Irving Wilson knew I had a great interest in LDS Church history so he selected a few books from the bookstore and sold them to me at a reduced price. It is interesting that reading those books helped me develop my interest in the Church History as one of them was the Teachings of the Prophet Joseph Smith. Probably the most important thing that he shared with me was a tape by Spencer W. Kimball talking to the Finnish missionaries that was one of the things I listened to Sunday after Sunday on my mission. It was before President Kimball fell among cut-throats. when he had his voice-box removed and he a melodious voice instead of the harsh rasping one. Irving Wilson provided me with such tapes as Hugh B. Brown's God is a Gardener, Paul Royale, and Matthew Cowley. I really owe Irving Wilson a lot he even taught me about the Mormon underground where you could get such gems as the Kimball tape. The Paul Royale one talked about husbands calling their wives and children out of the grave which is hard to find since so little is found on priesthood holders role in the resurrection.

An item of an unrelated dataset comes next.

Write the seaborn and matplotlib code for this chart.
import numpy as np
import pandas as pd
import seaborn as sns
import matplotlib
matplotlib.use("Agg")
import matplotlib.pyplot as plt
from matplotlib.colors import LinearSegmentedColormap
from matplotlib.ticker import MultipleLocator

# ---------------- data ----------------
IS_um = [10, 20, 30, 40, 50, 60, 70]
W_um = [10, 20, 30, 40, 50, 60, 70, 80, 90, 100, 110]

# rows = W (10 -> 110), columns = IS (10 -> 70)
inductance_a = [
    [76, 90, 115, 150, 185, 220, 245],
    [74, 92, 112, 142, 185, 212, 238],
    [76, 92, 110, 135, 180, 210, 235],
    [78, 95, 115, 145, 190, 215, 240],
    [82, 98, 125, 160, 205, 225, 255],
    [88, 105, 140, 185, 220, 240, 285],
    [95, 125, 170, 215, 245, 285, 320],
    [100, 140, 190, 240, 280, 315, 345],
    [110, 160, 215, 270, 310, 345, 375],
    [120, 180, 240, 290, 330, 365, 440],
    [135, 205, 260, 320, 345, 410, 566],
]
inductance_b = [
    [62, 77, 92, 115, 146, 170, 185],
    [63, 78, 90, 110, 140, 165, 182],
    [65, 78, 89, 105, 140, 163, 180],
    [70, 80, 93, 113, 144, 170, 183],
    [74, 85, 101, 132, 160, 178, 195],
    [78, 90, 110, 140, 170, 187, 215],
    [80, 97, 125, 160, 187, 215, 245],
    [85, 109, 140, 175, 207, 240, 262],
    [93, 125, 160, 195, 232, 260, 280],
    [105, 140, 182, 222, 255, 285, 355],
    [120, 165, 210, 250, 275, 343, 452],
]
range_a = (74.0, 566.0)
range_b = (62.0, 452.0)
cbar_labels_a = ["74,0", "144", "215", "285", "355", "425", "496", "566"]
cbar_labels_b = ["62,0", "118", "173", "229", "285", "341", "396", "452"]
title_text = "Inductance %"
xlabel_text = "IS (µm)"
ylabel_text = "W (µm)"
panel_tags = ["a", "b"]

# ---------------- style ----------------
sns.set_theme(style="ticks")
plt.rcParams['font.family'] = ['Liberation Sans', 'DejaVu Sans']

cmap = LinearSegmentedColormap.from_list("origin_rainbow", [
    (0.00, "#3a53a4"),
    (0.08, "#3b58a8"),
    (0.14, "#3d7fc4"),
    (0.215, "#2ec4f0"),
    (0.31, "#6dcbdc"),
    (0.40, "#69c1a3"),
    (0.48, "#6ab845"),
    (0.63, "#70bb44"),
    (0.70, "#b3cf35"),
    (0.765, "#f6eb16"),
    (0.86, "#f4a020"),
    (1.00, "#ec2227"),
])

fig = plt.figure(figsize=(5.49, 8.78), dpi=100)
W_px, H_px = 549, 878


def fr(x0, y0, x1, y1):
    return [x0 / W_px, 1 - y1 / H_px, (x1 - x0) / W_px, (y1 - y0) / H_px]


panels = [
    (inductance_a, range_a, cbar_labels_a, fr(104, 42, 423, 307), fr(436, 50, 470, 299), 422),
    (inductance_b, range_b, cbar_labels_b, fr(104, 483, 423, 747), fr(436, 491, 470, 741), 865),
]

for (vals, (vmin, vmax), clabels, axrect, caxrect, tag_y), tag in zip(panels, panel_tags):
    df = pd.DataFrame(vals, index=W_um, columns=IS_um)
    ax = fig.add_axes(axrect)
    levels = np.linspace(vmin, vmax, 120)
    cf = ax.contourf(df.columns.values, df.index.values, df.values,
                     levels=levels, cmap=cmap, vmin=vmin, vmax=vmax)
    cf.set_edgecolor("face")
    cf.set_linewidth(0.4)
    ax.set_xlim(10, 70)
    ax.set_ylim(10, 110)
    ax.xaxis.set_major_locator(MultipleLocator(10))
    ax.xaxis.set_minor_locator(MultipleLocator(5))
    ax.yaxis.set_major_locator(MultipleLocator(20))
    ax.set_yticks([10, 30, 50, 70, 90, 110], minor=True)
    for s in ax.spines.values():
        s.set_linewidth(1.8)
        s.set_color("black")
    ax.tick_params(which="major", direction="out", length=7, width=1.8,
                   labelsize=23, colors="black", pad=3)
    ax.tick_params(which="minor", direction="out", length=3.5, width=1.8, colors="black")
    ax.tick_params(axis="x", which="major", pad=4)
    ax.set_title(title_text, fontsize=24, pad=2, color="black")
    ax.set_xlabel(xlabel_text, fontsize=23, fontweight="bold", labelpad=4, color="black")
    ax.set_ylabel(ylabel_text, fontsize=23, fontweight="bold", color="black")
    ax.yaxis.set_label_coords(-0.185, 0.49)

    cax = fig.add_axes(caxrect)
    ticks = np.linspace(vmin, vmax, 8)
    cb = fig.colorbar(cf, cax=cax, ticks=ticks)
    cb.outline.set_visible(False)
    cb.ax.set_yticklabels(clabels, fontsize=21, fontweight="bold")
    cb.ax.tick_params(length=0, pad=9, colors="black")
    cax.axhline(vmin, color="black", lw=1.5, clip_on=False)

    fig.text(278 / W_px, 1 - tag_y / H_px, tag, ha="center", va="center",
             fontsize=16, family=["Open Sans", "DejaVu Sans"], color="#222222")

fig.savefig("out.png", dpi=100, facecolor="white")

I tried to keep track of Irving Wilson over the years. His nephew was a Vice President for Dynix Library Automation Systems. When he came to Missouri to help me install the line for my new system when I was working at Central Methodist College I asked him since his last name was Wilson if he ever heard of guy named Irving Wilson. I figured his being a Mormon there was a remote chance. Lo and behold not only did he know Irving Wilson but he was his uncle. He told me a few stories of Irving Wilson and I told him a few of my missionary memories. The nephew was an owner of the company had come out and was wearing a three-piece suit as we worked. The guy later made several million bucks when Dynix was sold. I think Irving was still alive in 1992.

I heard about his demise in the late 1990s. I was sad to hear it because Irving Wilson was an extraordinary man and one of the greatest member missionaries I ever met.